The paranasal sinuses are hollow cavities located between the eyes, below the eyes, and above the eyes. Frequently they become infected, especially in conjunction with colds and allergies. Fortunately, these sinus infections almost always resolve with resolution of the cold or allergic condition. Occasionally, the sinus infection persists and requires medication. If the sinus infection does not clear with adequate medical treatment, surgery may become necessary.
Patients with chronic sinusitis may suffer from a number of conditions, including headache or facial pain, congestion, decreased sense of smell, fever, cough, drainage, a hoarse voice, sore throat, ear disease, and visual changes. Surgery usually improves these conditions and is performed while the patient is asleep under general anesthesia. Today, sinus surgery is usually performed using special operating scopes called endoscopes eliminating the need for incisions on the face or mouth.

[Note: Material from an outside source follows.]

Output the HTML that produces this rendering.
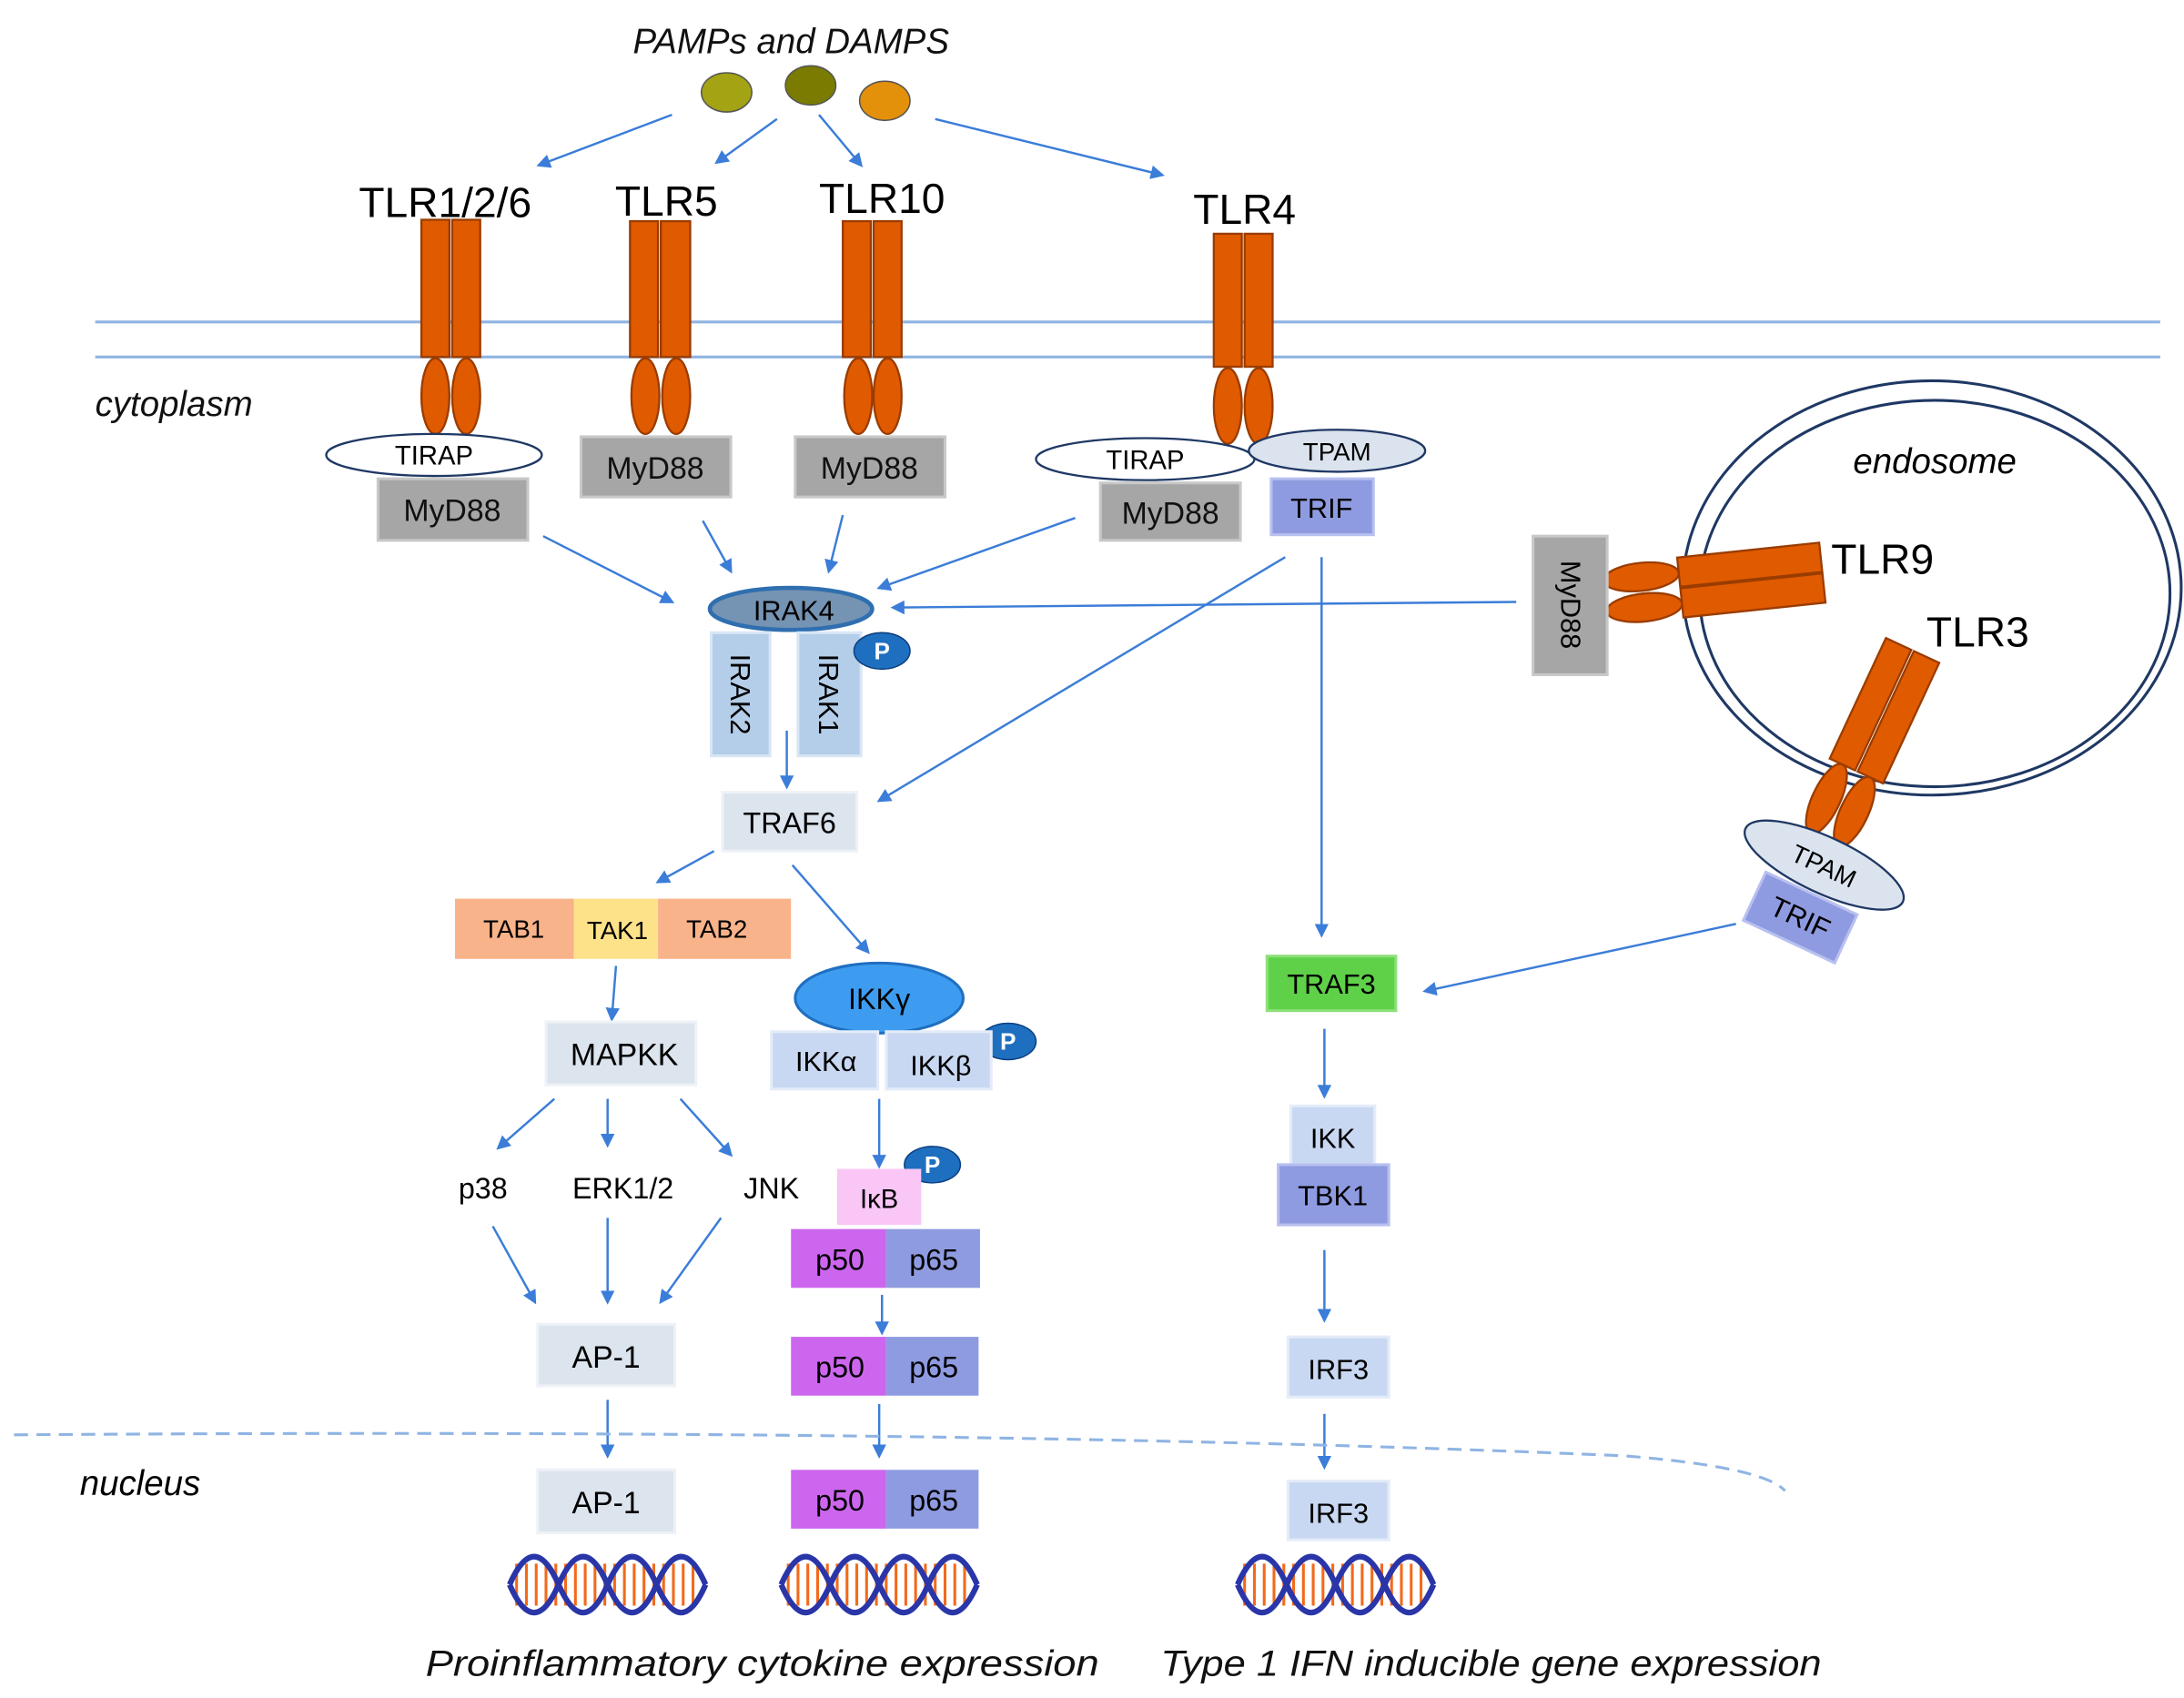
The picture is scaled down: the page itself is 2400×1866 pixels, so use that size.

Postoperatively, patients may have pain in the sinuses and will receive narcotic pain medication to manage this for the first week. Some bleeding or blood-tinged nasal discharge is expected, but rarely bleeding can be profuse and persistent. Rarely, there may be postoperative infection, which will prolong the period of recovery. There have been reports of visual changes following sinus surgery, but these reports are rare. Patients are generally up and about and discharged on the day of surgery.
A series of post-operative appointments with endoscopic nasal cleanings will be necessary for the first couple of months following surgery (usually every two weeks). This is done to ensure proper healing and to avoid infection. You must not miss these follow-up appointments.